Understanding the Sine Function
The sine function emerges from the geometry of a circle. Imagine a point moving around a unit circle (radius = 1) starting from the rightmost position. The sine of an angle equals the vertical distance of that point from the horizontal axis. As the angle increases from 0° to 360°, the sine value rises from 0 to 1, falls back through 0 to −1, and returns to 0. This smooth, wave-like repetition defines the sine's most striking feature: periodicity.
On the unit circle, sine values are confined between −1 and +1. The function never exceeds these bounds, regardless of how large the input angle becomes. This bounded oscillation appears in countless natural phenomena: ocean tides, sound vibrations, alternating electrical current, and planetary orbits all follow sine-like patterns.
Calculating Sine
To find the sine of any angle, use the fundamental definition:
sin(α) = opposite / hypotenuse (in a right triangle)
Or on a unit circle: sin(α) = y-coordinate of the point at angle α
α— The input angle, measured in degrees or radians from the positive horizontal axissin(α)— The output: vertical projection of the unit circle point, ranging from −1 to +1
Key Angles and Symmetry
Certain angles yield exact, memorable sine values that form the backbone of trigonometric calculations:
- sin(0°) = 0
- sin(30°) = 0.5
- sin(45°) = √2/2 ≈ 0.707
- sin(60°) = √3/2 ≈ 0.866
- sin(90°) = 1
Beyond 90°, the sine follows a mirror pattern. Angles from 90° to 180° produce the same sine values as angles from 0° to 90°, but in reverse order. Angles from 180° to 360° produce negative values by reflection. This symmetry simplifies mental calculation and graphing across the full 360° cycle.
Periodicity and the Complete Wave
The sine function repeats exactly every 360° (or 2π radians). Mathematically, this reads as sin(α) = sin(α + 360°). This periodicity stems directly from circular geometry: after one full rotation around the circle, you return to your starting position.

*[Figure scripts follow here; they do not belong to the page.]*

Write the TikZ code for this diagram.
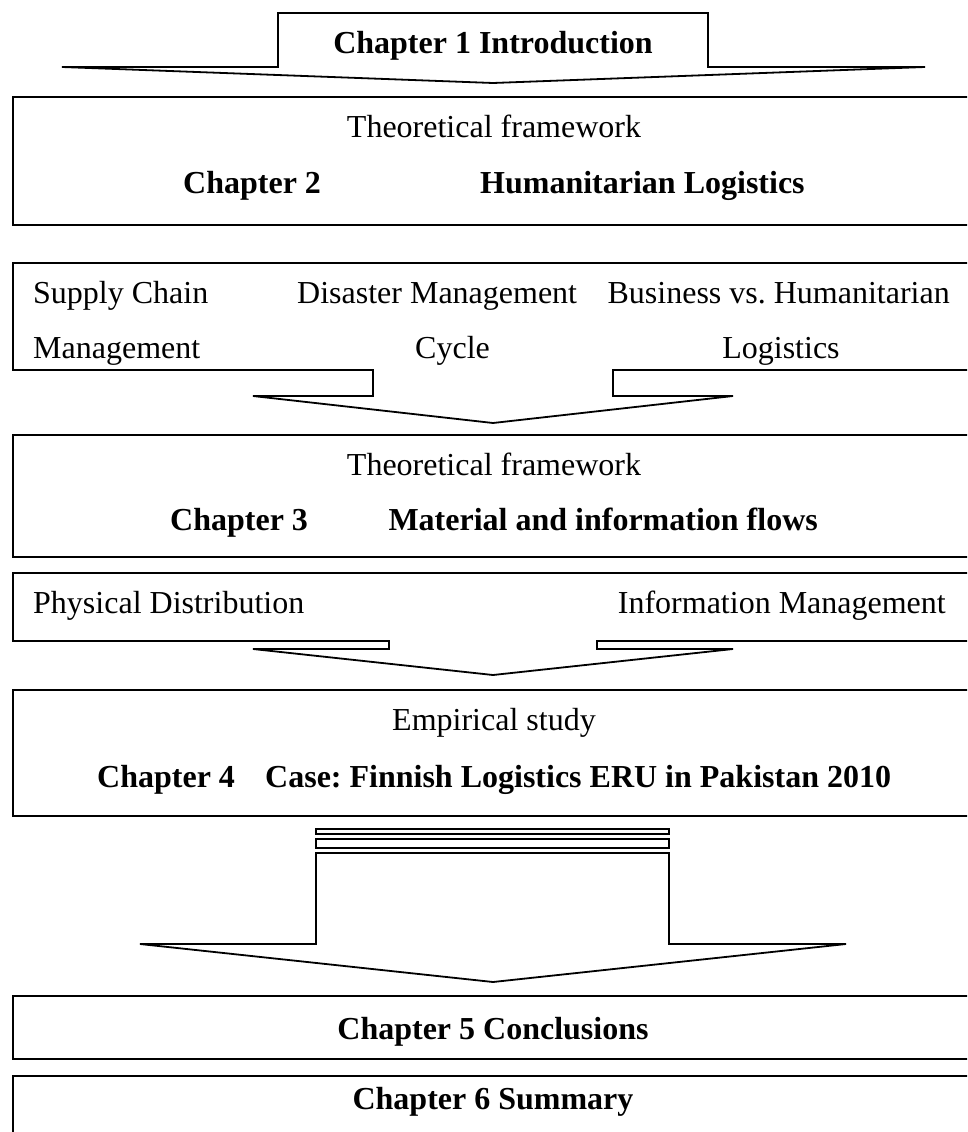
\documentclass[tikz,border=0pt]{standalone}
\usepackage{fontspec}
\setmainfont{Liberation Serif}
\frenchspacing
\begin{document}
\begin{tikzpicture}[x=1pt,y=-1pt,
  outline/.style={draw=black,line width=1.8pt,line join=miter},
  txt/.style={inner sep=0pt,anchor=base,font=\fontsize{32}{38}\selectfont},
  btxt/.style={txt,font=\fontsize{32}{38}\selectfont\bfseries}]
\useasboundingbox (0,0) rectangle (967,1132);
\clip (0,0) rectangle (967,1132);

% Chapter 1 arrow
\draw[outline] (278,13) -- (708,13) -- (708,67) -- (925,67) -- (493,83)
  -- (62,67) -- (278,67) -- cycle;
\node[btxt] (c1) at (493,54) {Chapter 1 Introduction};

% Chapter 2 box
\draw[outline] (13,97) rectangle (973,225);
\node[txt] (tf2) at (494,137) {Theoretical framework};
\node[btxt,anchor=base west] (c2) at (183,193) {Chapter 2};
\node[btxt,anchor=base west] (hl) at (480,193) {Humanitarian Logistics};

% Topic box with arrow
\draw[outline] (13,263) -- (973,263) -- (973,370) -- (613,370) -- (613,396)
  -- (733,396) -- (493,423) -- (253,396) -- (373,396) -- (373,370)
  -- (13,370) -- cycle;
\node[txt,anchor=base west] (scm1) at (33,303) {Supply Chain};
\node[txt,anchor=base west] (scm2) at (33,358) {Management};
\node[txt,anchor=base west] (dmc1) at (297,303) {Disaster Management};
\node[txt,anchor=base west] (dmc2) at (415,358) {Cycle};
\node[txt,anchor=base east] (bvh1) at (950,303) {Business vs. Humanitarian};
\node[txt] (bvh2) at (781,358) {Logistics};

% Chapter 3 box
\draw[outline] (13,435) rectangle (973,557);
\node[txt] (tf3) at (494,475) {Theoretical framework};
\node[btxt,anchor=base west] (c3) at (170,530) {Chapter 3};
\node[btxt,anchor=base east] (mif) at (818,530) {Material and information flows};

% Flow box with arrow
\draw[outline] (13,573) -- (973,573) -- (973,641) -- (597,641) -- (597,649)
  -- (733,649) -- (493,675) -- (253,649) -- (389,649) -- (389,641)
  -- (13,641) -- cycle;
\node[txt,anchor=base west] (pd) at (33,613) {Physical Distribution};
\node[txt,anchor=base east] (im) at (946,613) {Information Management};

% Chapter 4 box
\draw[outline] (13,690) rectangle (973,816);
\node[txt] (es) at (494,730) {Empirical study};
\node[btxt,anchor=base west] (c4) at (97,787) {Chapter 4};
\node[btxt,anchor=base west] (case) at (265,787) {Case: Finnish Logistics ERU in Pakistan 2010};

% Broad arrow with stacked bars
\draw[outline] (316,829) rectangle (669,834);
\draw[outline] (316,839) rectangle (669,848);
\draw[outline] (316,853) -- (669,853) -- (669,944) -- (846,944) -- (493,982)
  -- (140,944) -- (316,944) -- cycle;

% Chapter 5 and 6 boxes
\draw[outline] (13,996) rectangle (973,1059);
\node[btxt] (c5) at (493,1039) {Chapter 5 Conclusions};
\draw[outline] (13,1076) rectangle (973,1160);
\node[btxt] (c6) at (493,1109) {Chapter 6 Summary};
\end{tikzpicture}
\end{document}
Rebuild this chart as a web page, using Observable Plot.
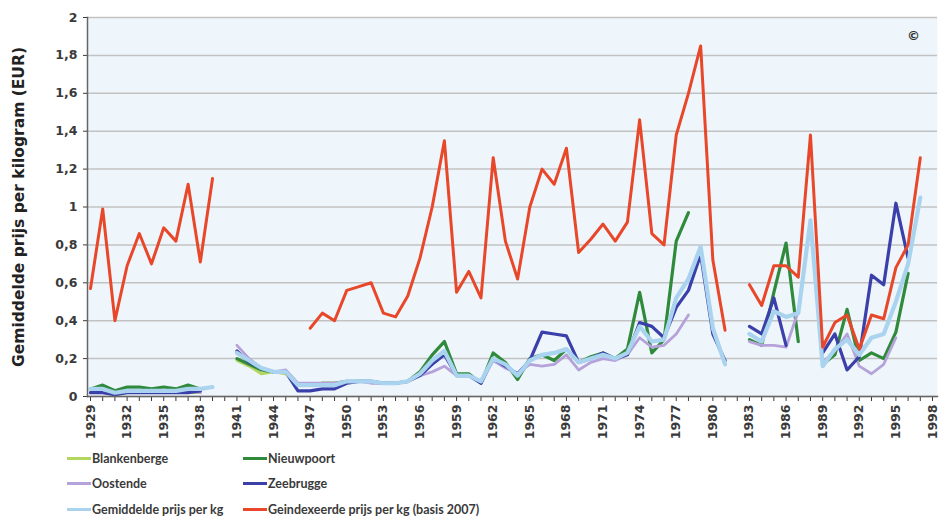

Plotting sine values at regular intervals reveals the characteristic wave shape. With just four points—0°, 90°, 180°, 270°—you see the broad structure. Adding intermediate angles at 45° increments smooths the curve. At even finer spacing, the graph becomes indistinguishable from a true continuous sine wave. This visual rendering is essential for understanding phenomena like sound frequencies, light oscillations, and mechanical vibrations.
Common Pitfalls and Practical Notes
Master these details to avoid errors when working with the sine function.
- Degree vs. Radian Confusion — The sine function behaves identically in both units, but the input numbers differ dramatically. A 90° angle equals π/2 radians. Always confirm which unit your calculator or application expects. Mixing them produces wildly incorrect results.
- Negative Angles and Wraparound — Negative angles work seamlessly: sin(−30°) = −0.5, and sin(−90°) = −1. The periodicity rule applies backward too: sin(α) = sin(α − 360°). Angles beyond 360° or below −360° simply wrap around; only the remainder modulo 360° matters.
- Rounding and Numerical Precision — Values like sin(45°) = √2/2 are irrational and infinite in decimal form. Computer calculations round to a finite number of decimal places. For engineering or physics work, track significant figures carefully and be aware that repeated operations accumulate rounding error.